[Cscwg-public] Today's discussion on SHA-1 and RSA 3072

Corey Bonnell Corey.Bonnell at digicert.com
Thu Dec 17 21:51:33 UTC 2020


Hello,

To provide more context and help facilitate discussion, below are the
questions that originally prompted the conversation on today's call
regarding SHA-1 sunset dates and RSA key size requirements for roots:

 

---

 

Appendix A of the CSBRs denotes that SHA-1 certificates may be issued until
the end of this year to support legacy platforms. However, the Appendix is
silent on the allowed signature algorithms for OCSP responses and OCSP
delegated responder certificates that are issued by a codesigning or
timestamping ICA. Our interpretation of the requirements is that OCSP
delegated responder certificates and OCSP responses signed using SHA-1 are
acceptable after the transition date, otherwise legacy clients will be
unable to check the OCSP status of issued certificates if they are signed
with an algorithm besides SHA-1. Does Microsoft share this interpretation?

 

In a similar vein, the requirements set forth for Timestamp Responder
certificates in Appendix A indicate that the SHA-1 transition date is end of
2020, but SHA-1 signatures on timestamp tokens has been moved back to end of
April 2022. However, section 9.4 of the CSBRs indicates that Timestamp
Authority certificates can only be used in production for a maximum of 15
months.

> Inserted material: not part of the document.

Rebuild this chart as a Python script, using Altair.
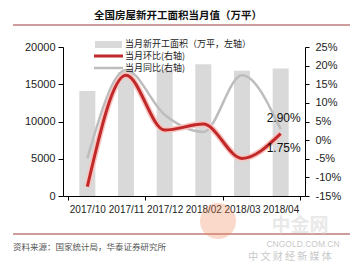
import altair as alt
import pandas as pd

categories = ["2017/10", "2017/11", "2017/12", "2018/02", "2018/03", "2018/04"]
area = [14100, 16650, 16900, 17700, 16800, 17100]      # 当月新开工面积（万平）
mom = [-12.5, 17.4, 2.7, 4.3, -4.9, 1.75]              # 当月环比 %
yoy = [-4.9, 18.8, 6.8, 2.2, 17.4, 2.90]               # 当月同比 %

title_text = "全国房屋新开工面积当月值（万平）"
legend_labels = ["当月新开工面积（万平，左轴）", "当月环比(右轴)", "当月同比(右轴)"]
source_text = "资料来源：国家统计局，华泰证券研究所"

df = pd.DataFrame({"idx": list(range(len(categories))), "cat": categories,
                   "area": area, "mom": mom, "yoy": yoy})
last = df.iloc[[-1]]
one = pd.DataFrame({"a": [0]})

W, H = 242, 149
FONT = "Liberation Sans"
CJK = "Noto Sans CJK SC"

n = len(categories)
xscale = alt.Scale(domain=[-0.5, n - 0.5], nice=False, zero=False)
label_expr = ("datum.value % 1 == 0 ? [" + ",".join("'%s'" % c for c in categories)
              + "][datum.value] : ''")
x_values = sorted(set(list(range(n)) + [-0.5, 1.5, 3.5, 5.5]))

x_axis = alt.Axis(values=x_values, labelExpr=label_expr, grid=False, title=None,
                  domainColor="#000", tickColor="#000", tickSize=4, labelPadding=4,
                  tickOpacity={"condition": {"test": "datum.value % 1 != 0", "value": 1}, "value": 0},
                  labelFont=FONT, labelFontSize=10, labelColor="#222", labelFlush=False,
                  labelOverlap=False)

yl = alt.Scale(domain=[0, 20000], nice=False)
yr = alt.Scale(domain=[-15, 25], nice=False)

left_axis = alt.Axis(values=[0, 5000, 10000, 15000, 20000], grid=False, title=None,
                     domainColor="#000", tickColor="#000", tickSize=5, labelPadding=3,
                     labelFont=FONT, labelFontSize=11, labelColor="#222", format="d")
right_axis = alt.Axis(values=list(range(-15, 30, 5)), grid=False, title=None, orient="right",
                      domainColor="#000", tickColor="#000", tickSize=4, labelPadding=6,
                      labelFont=FONT, labelFontSize=11, labelColor="#222",
                      labelExpr="datum.value + '%'")

X = alt.X("idx:Q", scale=xscale, axis=x_axis, title=None)

bars = alt.Chart(df).mark_bar(width=16, color="#D9D9D9").encode(
    x=X, y=alt.Y("area:Q", scale=yl, axis=left_axis, title=None))

glow = alt.Chart(df).mark_line(interpolate="monotone", color="#F7C4BF", strokeWidth=6).encode(
    x=X, y=alt.Y("mom:Q", scale=yr, axis=right_axis, title=None))
red = alt.Chart(df).mark_line(interpolate="monotone", color="#C0282A", strokeWidth=3).encode(
    x=X, y=alt.Y("mom:Q", scale=yr, axis=right_axis, title=None))
gray = alt.Chart(df).mark_line(interpolate="monotone", color="#BDBDBD", strokeWidth=2.5).encode(
    x=X, y=alt.Y("yoy:Q", scale=yr, axis=right_axis, title=None))

lab_gray = alt.Chart(last).mark_text(font=FONT, fontSize=12, color="#111", dx=3, dy=-11).transform_calculate(
    t="format(datum.yoy, '.2f') + '%'").encode(
    x=X, y=alt.Y("yoy:Q", scale=yr, axis=right_axis, title=None), text="t:N")
lab_red = alt.Chart(last).mark_text(font=FONT, fontSize=12, color="#111", dx=3, dy=14).transform_calculate(
    t="format(datum.mom, '.2f') + '%'").encode(
    x=X, y=alt.Y("mom:Q", scale=yr, axis=right_axis, title=None), text="t:N")

right = alt.layer(gray, glow, red, lab_gray, lab_red)

base = alt.Chart(one)
deco = [
    base.mark_rule(color="#9E3B3B", strokeWidth=1).encode(
        x=alt.value(-50), x2=alt.value(287), y=alt.value(-22)),
    base.mark_rule(color="#9E3B3B", strokeWidth=1).encode(
        x=alt.value(-50), x2=alt.value(287), y=alt.value(187)),
    base.mark_text(font=CJK, fontSize=10.5, fontWeight="bold", color="#111").encode(
        x=alt.value(115), y=alt.value(-31), text=alt.value(title_text)),
    base.mark_text(font=CJK, fontSize=8.5, color="#555", align="left").encode(
        x=alt.value(-50), y=alt.value(200), text=alt.value(source_text)),
    # faint watermark
    base.mark_circle(color="#F08050", opacity=0.3, size=1300).encode(
        x=alt.value(155), y=alt.value(174)),
    base.mark_text(font=CJK, fontSize=19, fontWeight="bold", color="#D5D5D5", opacity=0.5).encode(
        x=alt.value(237), y=alt.value(179), text=alt.value("中金网")),
    base.mark_text(font=FONT, fontSize=8.5, color="#C8C8C8").encode(
        x=alt.value(240), y=alt.value(197), text=alt.value("CNGOLD.COM.CN")),
    base.mark_text(font=CJK, fontSize=10, color="#C8C8C8").encode(
        x=alt.value(227), y=alt.value(210), text=alt.value("中 文 财 经 新 媒 体")),
    # legend
    base.mark_rect(color="#D9D9D9").encode(
        x=alt.value(32), x2=alt.value(59), y=alt.value(-6), y2=alt.value(1)),
    base.mark_rule(color="#C0282A", strokeWidth=3).encode(
        x=alt.value(31), x2=alt.value(60), y=alt.value(9)),
    base.mark_rule(color="#BDBDBD", strokeWidth=2.5).encode(
        x=alt.value(31), x2=alt.value(60), y=alt.value(21)),
    base.mark_text(font=CJK, fontSize=9, color="#222", align="left", baseline="middle").encode(
        x=alt.value(62), y=alt.value(-3), text=alt.value(legend_labels[0])),
    base.mark_text(font=CJK, fontSize=9, color="#222", align="left", baseline="middle").encode(
        x=alt.value(62), y=alt.value(9), text=alt.value(legend_labels[1])),
    base.mark_text(font=CJK, fontSize=9, color="#222", align="left", baseline="middle").encode(
        x=alt.value(62), y=alt.value(21), text=alt.value(legend_labels[2])),
]

chart = alt.layer(bars, right, *deco).resolve_scale(y="independent").properties(
    width=W, height=H,
    autosize=alt.AutoSizeParams(type="none"),
    padding={"left": 63, "top": 47, "right": 55, "bottom": 76},
    background="white",
).configure_view(stroke=None)

chart.save("out.html", embed_options={"renderer": "svg", "actions": False})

For those CAs who issue end-entity timestamp responder certificates
and immediately place them in production, this means that there is a period
in 2022 where they cannot provide SHA-1 timestamping services to legacy
clients as they will need to rotate their timestamp responder certificate
before April 30 to remain compliant with the 15-month rule but will be
unable to issue a replacement due to the certificate issuance SHA-1 sunset
date being set to end of 2020. For CAs in this situation, would it be
acceptable to issue timestamp responder certificates until the timestamp
token SHA-1 sunset date of April 30, 2022?

 

Lastly, from recent conversations in the Code Signing working group,
Microsoft appears to be supportive of CAs creating new RSA 3072 roots to
comply with the June 2021 requirement for larger key sizes. However, section
B of the Microsoft Root Program requirements specifies that the minimum key
size for new roots is RSA 4096, which would preclude the submission of RSA
3072 roots. RSA 3072 roots are desirable as there is greatly increased
performance realized as opposed to larger keys, which in turn would decrease
application startup times. Clarity regarding Microsoft's expectations for
minimum RSA key sizes for new roots would be appreciated.